Sen. Richard J. Durbin of Illinois, a member of the Judiciary Committee, told the New York Times that in a private meeting he had asked Judge Alito about his dissent in the appeals court case Planned Parenthood v. Casey.
The case was a challenge to a Pennsylvania law requiring married women to notify their husbands before seeking an abortion. The majority opinion struck down the restriction. Alito, in dissent, would have upheld it.
"He said he had spent more time worrying and working over that decision than over any other decision he made when he was a judge, Sen. Durbin said.
But Durbin said Alito had told him that he hadnt attempted to address the broader subject of abortion, but instead had struggled to interpret Justice Sandra Day OConnors opinions about prohibiting an "undue burden on a womans right to have an abortion.
"He said it happened in the first year he was on the bench, and he said it was a tough decision to write because he had to decide what was an undue burden on a woman seeking an abortion, Durbin told the Times.
"I told him I was glad to hear that because when I looked at it I struggled with how he had come to that.
Durbin's true struggle should be with his own conscience, and how he has shamelessly changed positions on this over the years.
Can't even Newsmax give the WHOLE story about the "Other Options" available for a "married woman" in this situation, i.e. her husband beats her, it was a rape, etc....???
What Alito said:
"I spent more time thinking about where my pencil was so I could get on with writing that decision..."
What Turbin heard:
" I spent more time thinking...on...that decision..."
I don't trust Alito; he sounds like another Anthony Kennedy. There should be no struggle in finding that an abortion restriction is constitutional, as there is nothing in the Constitution prohibiting states from restricting abortion. Plus, it turns out he has voted to strike down abortion restrictions. Isn't there anyone in the Bush administration who reviews judicial nominees' records?
That was not the situation here. The struggle existed because Alito, as a judge on a lower court, had no choice but to work within the framework given him by the USSC. That framework said that any "undue burden" imposed upon a woman towards getting an abortion was unconstitutional. In his dissent he tried to argue that the restrictions in the Pennsylvania law did not impose any such "undue burden".
What?
In all seriousness, I've felt stupid for many years for not understanding this "undue burden". I'd always chocked it up to a background in engineering rather than law.
That a brilliant legal mind like Sam Alito has struggled with it has me feeling prett - tty vindicated right now.
It would be ironic should Alito prove more liberal than Miers.
It's a good thing he worked hard on that dissent. Rehnquist liked it so much he cited it in his own dissent.
And legal scholars recognize it as a sign of his brilliance in distinguishing himself from O'Connor, the justice he has been nominated to replace.

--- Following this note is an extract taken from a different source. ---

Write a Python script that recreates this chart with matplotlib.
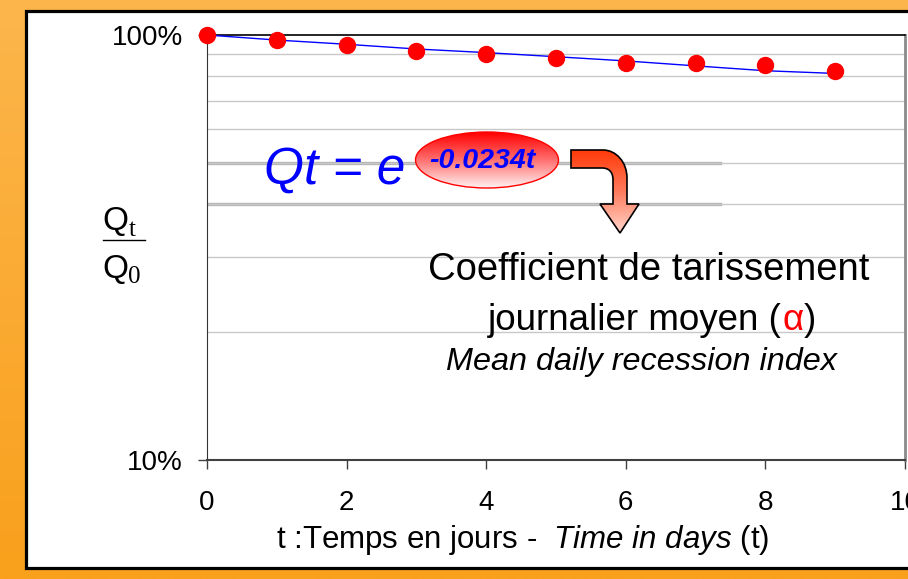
"""
Courbe de tarissement : Qt/Q0 en fonction du temps (échelle log).
"""

import numpy as np
import matplotlib
matplotlib.use("Agg")
import matplotlib.pyplot as plt
from matplotlib.patches import Rectangle, Ellipse, PathPatch
from matplotlib.path import Path
from matplotlib.colors import LinearSegmentedColormap
from matplotlib.ticker import FixedLocator, NullFormatter

plt.rcParams["font.family"] = ["Liberation Sans", "DejaVu Sans"]
plt.rcParams["mathtext.fontset"] = "custom"
plt.rcParams["mathtext.rm"] = "Liberation Sans"
plt.rcParams["mathtext.it"] = "Liberation Sans:italic"

# ── données ──
days = [0, 1, 2, 3, 4, 5, 6, 7, 8, 9]
ratio = [1.0, 0.973, 0.947, 0.918, 0.901, 0.884, 0.858, 0.858, 0.850, 0.824]
trend = [1.0, 0.973, 0.951, 0.927, 0.909, 0.889, 0.869, 0.846, 0.824, 0.812]
x_ticks = [0, 2, 4, 6, 8, 10]
y_ticks = [0.1, 1.0]
y_tick_labels = ["10%", "100%"]
grid_levels = [0.2, 0.3, 0.4, 0.5, 0.6, 0.7, 0.8, 0.9]
band_levels = [0.5, 0.4]
equation = "Qt = e"
exponent = "-0.0234t"

W, H = 908, 579
fig = plt.figure(figsize=(W / 100, H / 100), dpi=100)

# ── fond orange + cadre ──
bg = fig.add_axes([0, 0, 1, 1], zorder=0)
grad = np.linspace(0, 1, 256).reshape(-1, 1)
orange = LinearSegmentedColormap.from_list("orange", ["#fcb64c", "#f9a01c"])
bg.imshow(grad, cmap=orange, extent=[0, W, H, 0], aspect="auto")
bg.add_patch(Rectangle((25.5, 11), 920, 556.5, facecolor="white",
                       edgecolor="black", linewidth=2.3))
bg.set_xlim(0, W)
bg.set_ylim(H, 0)
bg.axis("off")

# ── graphique principal ──
ax = fig.add_axes([207 / W, 1 - 460 / H, 698 / W, 425 / H], zorder=1)
ax.set_facecolor("white")
ax.set_yscale("log")
ax.set_xlim(0, 10)
ax.set_ylim(0.1, 1.0)

ax.yaxis.set_major_locator(FixedLocator(y_ticks))
ax.set_yticklabels(y_tick_labels)
ax.yaxis.set_minor_locator(FixedLocator(grid_levels))
ax.yaxis.set_minor_formatter(NullFormatter())
ax.set_xticks(x_ticks)
ax.set_xticklabels([str(v) for v in x_ticks])

ax.grid(which="minor", axis="y", color="#c8c8c8", linewidth=1)
for lv in band_levels:
    ax.axhline(lv, xmin=0, xmax=0.735, color="#b4b4b4", linewidth=2.4, zorder=1)

ax.tick_params(axis="both", which="major", direction="out", length=6.5,
               width=1, color="#404040", labelsize=20)
ax.tick_params(axis="y", which="minor", length=0)
ax.tick_params(axis="y", which="major", pad=11)
ax.tick_params(axis="x", which="major", pad=15)

ax.spines["top"].set_color("black")
ax.spines["top"].set_linewidth(1.2)
ax.spines["right"].set_color("#8a8a8a")
ax.spines["right"].set_linewidth(2)
ax.spines["left"].set_color("#333333")
ax.spines["bottom"].set_color("#404040")
ax.spines["bottom"].set_linewidth(1.5)

ax.plot(days, trend, color="#0000ff", linewidth=1, zorder=3)
ax.plot(days, ratio, "o", color="#ff0000", markersize=11.5,
        clip_on=False, zorder=4)

# ── annotations (coordonnées en pixels) ──
fg = fig.add_axes([0, 0, 1, 1], zorder=2)
fg.patch.set_alpha(0)

fg.text(264, 184, equation, color="#0000ff", fontsize=37, style="italic",
        ha="left", va="baseline")

ell = Ellipse((487, 160), 143, 56, facecolor="none", edgecolor="#ff0000",
              linewidth=1)
fg.add_patch(ell)
reds = LinearSegmentedColormap.from_list("reds", ["#ff0000", "#ff7070", "#fff2f2"])
img = fg.imshow(grad, cmap=reds, extent=[415, 559, 188, 132], aspect="auto")
img.set_clip_path(ell)
fg.text(482, 161, exponent, color="#0000ff", fontsize=20.5, weight="bold",
        style="italic", ha="center", va="center")

# flèche coudée
verts = [(571, 150), (603, 150),
         (616, 150), (627, 162), (627, 178),
         (627, 204), (639, 204), (620, 233), (600, 204), (613, 204),
         (613, 180),
         (613, 172), (609, 168), (602, 168),
         (571, 168), (571, 150)]
codes = [Path.MOVETO, Path.LINETO,
         Path.CURVE4, Path.CURVE4, Path.CURVE4,
         Path.LINETO, Path.LINETO, Path.LINETO, Path.LINETO, Path.LINETO,
         Path.LINETO,
         Path.CURVE4, Path.CURVE4, Path.CURVE4,
         Path.LINETO, Path.CLOSEPOLY]
arrow = PathPatch(Path(verts, codes), facecolor="none", edgecolor="black",
                  linewidth=1.2, zorder=3)
fg.add_patch(arrow)
arr_cmap = LinearSegmentedColormap.from_list("arr", ["#ff3300", "#ff7a5c", "#ffdcd2"])
aimg = fg.imshow(grad, cmap=arr_cmap, extent=[565, 645, 236, 146], aspect="auto")
aimg.set_clip_path(arrow)

# Qt / Q0 (fraction construite à la main)
fg.text(102, 230, "Q", fontsize=24, ha="left", va="baseline")
fg.text(129, 236, "t", fontsize=18, family="Liberation Serif",
        ha="left", va="baseline")
fg.plot([103, 145], [240, 240], color="black", linewidth=1)
fg.text(102, 278, "Q", fontsize=24, ha="left", va="baseline")
fg.text(128, 283, "0", fontsize=18, family="Liberation Serif",
        ha="left", va="baseline")

# axe des x
fg.text(523, 540, r"t :Temps en jours -  $\mathit{Time\ in\ days}$ (t)",
        fontsize=22.5, ha="center", va="center")

fg.text(649, 270, "Coefficient de tarissement", fontsize=27.5,
        ha="center", va="center")

renderer = fig.canvas.get_renderer()
parts = [("journalier moyen (", "black"), ("α", "#ff0000"), (")", "black")]
texts = []
for s, c in parts:
    t = fg.text(0, 320, s, color=c, fontsize=26.5, ha="left", va="center")
    texts.append(t)
widths = [t.get_window_extent(renderer).width for t in texts]
x0 = 652 - sum(widths) / 2
for t, w in zip(texts, widths):
    t.set_x(x0)
    x0 += w

fg.text(642, 362, "Mean daily recession index", fontsize=23.3, style="italic",
        ha="center", va="center")

fg.set_xlim(0, W)
fg.set_ylim(H, 0)
fg.axis("off")

plt.savefig("out.png", dpi=100)
plt.close()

I wonder if appeals-court judges who find themselves in disagreement with controlling higher-court precedent ever decide among themselves who's going to write the dissent while the other two write a very bland opinion they don't actually agree with but that submits to the controlling higher-court precedent? Having to play such games would be annoying, but a dissent that's much better-reasoned than the majority opinion will have more persuasive weight in many contexts than even a unanimous decision which goes against higher-court precedent and is consequently struck down.
LOL!
And, who in the world believes Turban Durbin? Why is he leaking a private conversation? Is he wearing a sign saying "Don't Ever Trust Me?"
He is already not trusted, just in case he needs reminding.

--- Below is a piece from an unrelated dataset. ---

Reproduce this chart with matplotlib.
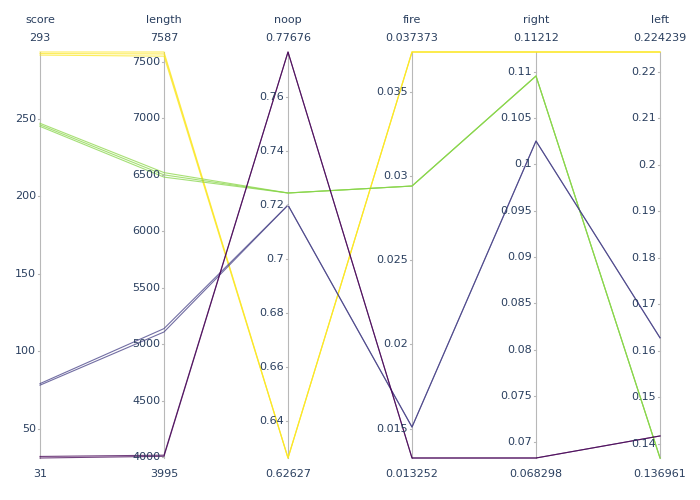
import matplotlib.pyplot as plt
import numpy as np

dims = ['score', 'length', 'noop', 'fire', 'right', 'left']
lo = [31, 3995, 0.62627, 0.013252, 0.068298, 0.136961]
hi = [293, 7587, 0.77676, 0.037373, 0.11212, 0.224239]
lo_lbl = ['31', '3995', '0.62627', '0.013252', '0.068298', '0.136961']
hi_lbl = ['293', '7587', '0.77676', '0.037373', '0.11212', '0.224239']
ticks = [
    [50, 100, 150, 200, 250],
    [4000, 4500, 5000, 5500, 6000, 6500, 7000, 7500],
    [0.64, 0.66, 0.68, 0.70, 0.72, 0.74, 0.76],
    [0.015, 0.02, 0.025, 0.03, 0.035],
    [0.07, 0.075, 0.08, 0.085, 0.09, 0.095, 0.1, 0.105, 0.11],
    [0.14, 0.15, 0.16, 0.17, 0.18, 0.19, 0.2, 0.21, 0.22],
]

score = [293, 292, 291, 247, 246, 245, 79, 78, 31, 32]
length = [7587, 7570, 7550, 6520, 6500, 6480, 5140, 5110, 4010, 4020]
noop = [0.62627, 0.62627, 0.62627, 0.7245, 0.7245, 0.7245, 0.7200, 0.7200, 0.77676, 0.77676]
fire = [0.037373, 0.037373, 0.037373, 0.02941, 0.02941, 0.02941, 0.01509, 0.01509, 0.013252, 0.013252]
right = [0.11212, 0.11212, 0.11212, 0.10953, 0.10953, 0.10953, 0.10251, 0.10251, 0.068298, 0.068298]
left = [0.224239, 0.224239, 0.224239, 0.136961, 0.136961, 0.136961, 0.1628, 0.1628, 0.1417, 0.1417]

data = np.array([score, length, noop, fire, right, left], dtype=float)
norm = (data - np.array(lo)[:, None]) / (np.array(hi) - np.array(lo))[:, None]

txt = '#2a3f5f'
fig = plt.figure(figsize=(7, 5), dpi=100)
ax = fig.add_axes([40 / 700, 42 / 500, 620 / 700, 406 / 500])
ax.set_xlim(0, 5)
ax.set_ylim(0, 1)
ax.axis('off')

cmap = plt.get_cmap('viridis')
x = np.arange(len(dims))
for i in range(data.shape[1]):
    c = cmap((score[i] - lo[0]) / (hi[0] - lo[0]))
    ax.plot(x, norm[:, i], color=c, lw=0.8, alpha=0.75, clip_on=False)

for j, d in enumerate(dims):
    ax.plot([j, j], [0, 1], color='#b8b8b8', lw=0.8, clip_on=False, zorder=0)
    for t in ticks[j]:
        yv = (t - lo[j]) / (hi[j] - lo[j])
        ax.plot([j - 0.02, j], [yv, yv], color='#b8b8b8', lw=0.8, clip_on=False)
        ax.text(j - 0.03, yv, f'{t:g}', ha='right', va='center', fontsize=8, color=txt)
    ax.text(j, 1.08, d, ha='center', va='center', fontsize=8, color=txt)
    ax.text(j, 1.035, hi_lbl[j], ha='center', va='center', fontsize=8, color=txt)
    ax.text(j, -0.04, lo_lbl[j], ha='center', va='center', fontsize=8, color=txt)

fig.savefig('out.png')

The "undue burden" standard articulated by O'Connor in the 1989 Webter case and re-articulated in the 1992 Casey case isn't brilliant at all, it's just incredibly murky. O'Connor is a muddled and inarticulate writer. Quite the opposite of our nation's admirably clear and direct founding fathers.
Except I don't think even dissents ever directly contradict the precedent established by a higher court.

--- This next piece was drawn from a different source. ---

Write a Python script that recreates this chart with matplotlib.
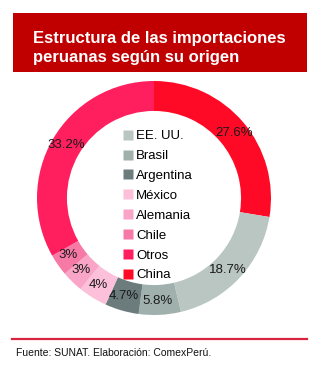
import matplotlib
matplotlib.use("Agg")
import matplotlib.pyplot as plt
import numpy as np
from matplotlib.patches import Rectangle
from matplotlib.lines import Line2D

# ---- data ----
title_lines = ["Estructura de las importaciones", "peruanas según su origen"]
countries = ["China", "EE. UU.", "Brasil", "Argentina", "México", "Alemania", "Chile", "Otros"]
shares = [27.6, 18.7, 5.8, 4.7, 4.0, 3.0, 3.0, 33.2]
share_labels = ["27.6%", "18.7%", "5.8%", "4.7%", "4%", "3%", "3%", "33.2%"]
colors = ["#FF0A26", "#B9C6C2", "#A0B1AD", "#6C7C7D", "#FDC0DA", "#F9A5C7", "#F77AA6", "#FF1F5E"]
legend_order = ["EE. UU.", "Brasil", "Argentina", "México", "Alemania", "Chile", "Otros", "China"]
footer = "Fuente: SUNAT. Elaboración: ComexPerú."

W, H = 323, 374
DPI = 100
plt.rcParams['font.family'] = ['Liberation Sans', 'DejaVu Sans']
fig = plt.figure(figsize=(W / DPI, H / DPI), dpi=DPI)
fig.patch.set_facecolor("white")

def fx(px):
    return px / W

def fy(py):
    return 1 - py / H

# title box
fig.patches.append(Rectangle((fx(13), fy(72)), fx(307) - fx(13), fy(13) - fy(72),
                             transform=fig.transFigure, facecolor="#C00000",
                             edgecolor="none", zorder=0))
fig.text(fx(33), fy(43), title_lines[0], color="white", fontsize=12,
         fontweight="bold", ha="left", va="baseline")
fig.text(fx(33), fy(62), title_lines[1], color="white", fontsize=12,
         fontweight="bold", ha="left", va="baseline")

# donut
cx, cy, R = 154, 198, 117
ax = fig.add_axes([fx(cx - R), fy(cy + R), fx(2 * R), fy(cy - R) - fy(cy + R)])
wedges, _ = ax.pie(shares, colors=colors, startangle=90, counterclock=False,
                   radius=1.0, wedgeprops=dict(width=0.256, edgecolor="none"))
ax.set_xlim(-1, 1)
ax.set_ylim(-1, 1)
ax.set_aspect("auto")
ax.axis("off")

for w, lab in zip(wedges, share_labels):
    ang = np.deg2rad((w.theta1 + w.theta2) / 2 - 1.0)
    r = 0.88
    ax.text(r * np.cos(ang), r * np.sin(ang), lab, ha="center", va="center",
            fontsize=9.5, color="#1a1a1a")

# legend
color_of = dict(zip(countries, colors))
handles = [Line2D([], [], marker="s", linestyle="none", markersize=6.5,
                  markerfacecolor=color_of[c], markeredgecolor="none") for c in legend_order]
leg = fig.legend(handles, legend_order, loc="upper left",
                 bbox_to_anchor=(fx(123), fy(130)), frameon=False, fontsize=9.5,
                 handlelength=0.7, handletextpad=0.3, labelspacing=0.58,
                 borderpad=0, borderaxespad=0)

# bottom rule and footer
fig.add_artist(Line2D([fx(12), fx(307)], [fy(339), fy(339)], transform=fig.transFigure,
                      color="#D8243E", linewidth=1.6))
fig.text(fx(16), fy(353), footer, fontsize=7.5, color="#111111", ha="left", va="center")

fig.savefig("out.png", dpi=DPI)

I don't trust Alito, either....and I don't trust Bush's judgement (notwithstanding his picks of less powerful judges on lower courts).
This is his third SCOTUS nomination and he STILL cannot find it in his heart to choose someone who we KNOW would vote to overturn roe.
What fries me is that there are soooo many excellent judges out there about whom we know soooo much.
At this point, I don't think BUSH would vote to overturn roe (notwithstanding his comments re a "culture of life").
The Supreme Court had already ruled otherwise and that is the framework in which a federal judge in a lower court has to go by. If a person can't work within that framework, then he should find another line of work.
I agree that even dissenting judges are unlikely to go out on a limb and say that higher-court judges are boneheads (though I'm sure some probably think that). On the other hand, dissenting judges can go further in that direction than can judges writing controlling decisions (at least in places other than the Ninth Circuit).